Не раз упоминала Элиота, даже цитировала из “Четырех квартетов”.
В 1962 Ахматову и Фроста выдвинули на Нобелевскую.
Фрост приехал в Ленинград в первых числах сентября. Обласканный всеми почестями первый поэт Америки. Его возили к самым выдающимся. Для Ахматовой встретиться с ним – лишний раз упереться в свою загнанность и нищету. Ленинградское начальство сочло неудобным принимать гостя в дощатой ахматовской будке – Ахматову отвезли на комильфотную дачу академика Алексеева: всегдашний ахмОтовский уровень.
Элиота читать полагалось. Фрост в обязательном списке не значился, и Ахматова вряд ли его читала. Но невообразимо, чтобы перед встречей она – читательница каких мало – не заглянула в английского Фроста. Тем более что книга нашлась бы под рукой – хотя бы у Бродского. И Бродский видел Фроста в городе, кажется, фотографировал.
Суть, судьба, трагедия Ахматовой отличались от сути, судьбы и трагедии Фроста.

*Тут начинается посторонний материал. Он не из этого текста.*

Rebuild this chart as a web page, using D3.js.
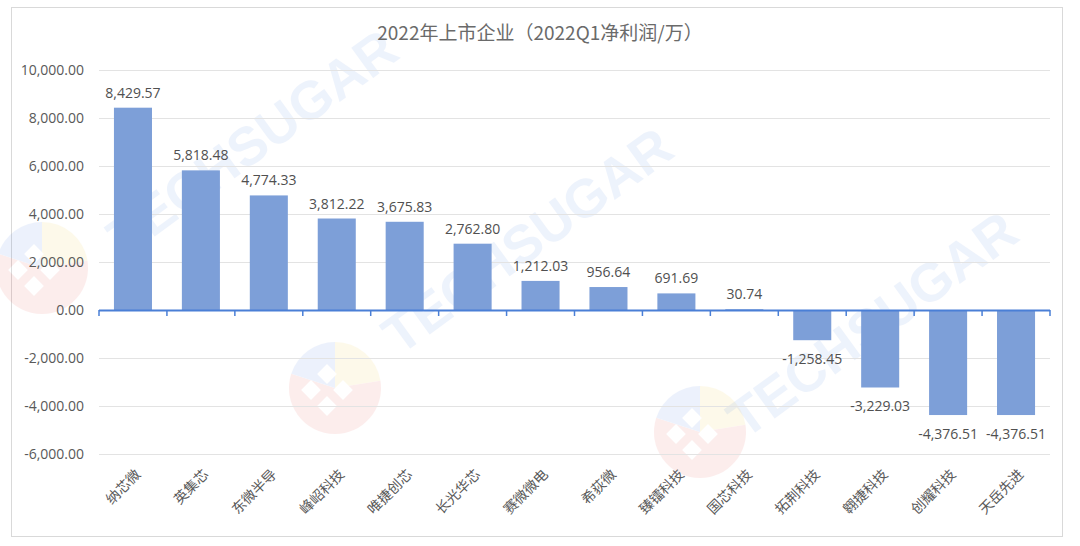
<!DOCTYPE html>
<html><head><meta charset="utf-8">
<script src="https://cdn.jsdelivr.net/npm/d3@7"></script>
<style>
html,body{margin:0;padding:0;background:#fff;}
svg{display:block;}
</style></head>
<body>
<svg id="chart" width="1080" height="546"></svg>
<script>
const title = "2022年上市企业（2022Q1净利润/万）";
const categories = ["纳芯微","英集芯","东微半导","峰岹科技","唯捷创芯","长光华芯","赛微微电","希荻微","臻镭科技","国芯科技","拓荆科技","翱捷科技","创耀科技","天岳先进"];
const values = [8429.57,5818.48,4774.33,3812.22,3675.83,2762.80,1212.03,956.64,691.69,30.74,-1258.45,-3229.03,-4376.51,-4376.51];
const yTicks = [-6000,-4000,-2000,0,2000,4000,6000,8000,10000];
const watermarkText = "TECHSUGAR";

const svg = d3.select("#chart");
const locale = d3.formatLocale({decimal:".",thousands:",",grouping:[3],currency:["",""],minus:"-"});
const fmt = locale.format(",.2f");
const font = "'Open Sans','Noto Sans CJK SC',sans-serif";
const cjk = "'Noto Sans CJK SC','Open Sans',sans-serif";

// chart frame
svg.append("rect").attr("x",11.5).attr("y",7.5).attr("width",1051).attr("height",529)
  .attr("fill","#fff").attr("stroke","#d9d9d9");

const x = d3.scaleBand().domain(categories).range([99,1050]).paddingInner(0.44).paddingOuter(0.22);
const y = d3.scaleLinear().domain([-6000,10000]).range([454,70]);

// watermarks
const wm = svg.append("g").attr("pointer-events","none");
const logos = [[42,268],[335,388],[700,432]];
logos.forEach(([cx,cy])=>{
  const g = wm.append("g").attr("transform",`translate(${cx},${cy})`).attr("opacity",0.09);
  const arc = d3.arc().innerRadius(0).outerRadius(46);
  g.append("path").attr("d",arc({startAngle:Math.PI*1.0,endAngle:Math.PI*1.6})).attr("fill","#e8403a");
  g.append("path").attr("d",arc({startAngle:Math.PI*1.6,endAngle:Math.PI*2.0})).attr("fill","#3b73e0");
  g.append("path").attr("d",arc({startAngle:Math.PI*0.0,endAngle:Math.PI*0.45})).attr("fill","#f3c623");
  g.append("path").attr("d",arc({startAngle:Math.PI*0.45,endAngle:Math.PI*1.0})).attr("fill","#e8403a");
  [[-8,-14],[8,2],[-8,18],[-24,2]].forEach(([dx,dy])=>{
    g.append("rect").attr("x",dx-7).attr("y",dy-7).attr("width",14).attr("height",14)
      .attr("transform",`rotate(45 ${dx} ${dy})`).attr("fill","#fff").attr("opacity",1);
  });
});
[[125,258],[400,356],[745,440]].forEach(([wx,wy])=>{
  wm.append("text").attr("transform",`translate(${wx},${wy}) rotate(-36)`)
    .attr("font-family","'Liberation Sans',Arial,sans-serif").attr("font-weight","bold")
    .attr("font-size",54).attr("fill","#5b8fe6").attr("opacity",0.1).text(watermarkText);
});

// title
svg.append("text").attr("x",540).attr("y",40).attr("text-anchor","middle")
  .attr("font-family",cjk).attr("font-size",19).attr("fill","#6a6a6a").text(title);

// grid
svg.append("g").selectAll("line").data(yTicks.filter(d=>d!==0)).join("line")
  .attr("x1",99).attr("x2",1050).attr("y1",d=>y(d)+0.5).attr("y2",d=>y(d)+0.5)
  .attr("stroke","#e3e3e3").attr("stroke-width",1);

// y axis labels
const yAxis = d3.axisLeft(y).tickValues(yTicks).tickFormat(fmt).tickSize(0).tickPadding(0);
const ya = svg.append("g").attr("transform","translate(84,0)").call(yAxis);
ya.select(".domain").remove();
ya.selectAll("text").attr("font-family",font).attr("font-size",14).attr("fill","#595959");

// bars
svg.append("g").selectAll("rect").data(values).join("rect")
  .attr("x",(d,i)=>x(categories[i])).attr("width",x.bandwidth())
  .attr("y",d=>y(Math.max(0,d))).attr("height",d=>Math.abs(y(d)-y(0)))
  .attr("fill","#7d9fd8");

// zero axis with band-boundary ticks
const za = svg.append("g");
za.append("line").attr("x1",99).attr("x2",1050).attr("y1",y(0)+0.5).attr("y2",y(0)+0.5)
  .attr("stroke","#4a7fd6").attr("stroke-width",1.8);
const step = x.step();
za.selectAll("line.t").data(d3.range(categories.length+1)).join("line").attr("class","t")
  .attr("x1",i=>99+i*step).attr("x2",i=>99+i*step)
  .attr("y1",y(0)).attr("y2",y(0)+6).attr("stroke","#4a7fd6").attr("stroke-width",1.5);

// data labels
svg.append("g").selectAll("text").data(values).join("text")
  .attr("x",(d,i)=>x(categories[i])+x.bandwidth()/2)
  .attr("y",d=>d>=0 ? y(d)-10 : y(d)+24)
  .attr("text-anchor","middle").attr("font-family",font).attr("font-size",14)
  .attr("fill","#505050").text(d=>fmt(d));

// x labels
svg.append("g").selectAll("text").data(categories).join("text")
  .attr("transform",d=>`translate(${x(d)+x.bandwidth()/2+5},${472}) rotate(-45)`)
  .attr("text-anchor","end").attr("dy","0.35em")
  .attr("font-family",cjk).attr("font-size",14).attr("fill","#595959").text(d=>d);
</script>
</body></html>
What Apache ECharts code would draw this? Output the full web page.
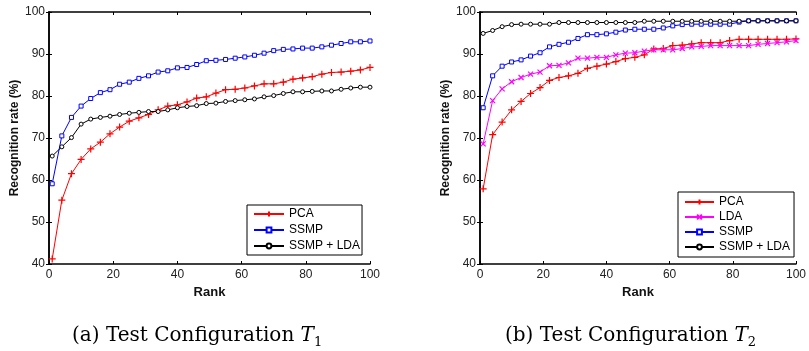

Но если сопоставить – из главных вещей – ахматовское “Есть три эпохи у воспоминаний” и фростовское Directive (“Указание”), – вряд ли найдутся два более родственных стихотворения.
Но при встрече – короткое замыкание. Слова Фроста:
– Какие великолепные у вас сосны! Мы, поэты, должны делать из них карандаши. – Ахматова истолковала как:
– Они все готовы перевести на доллары.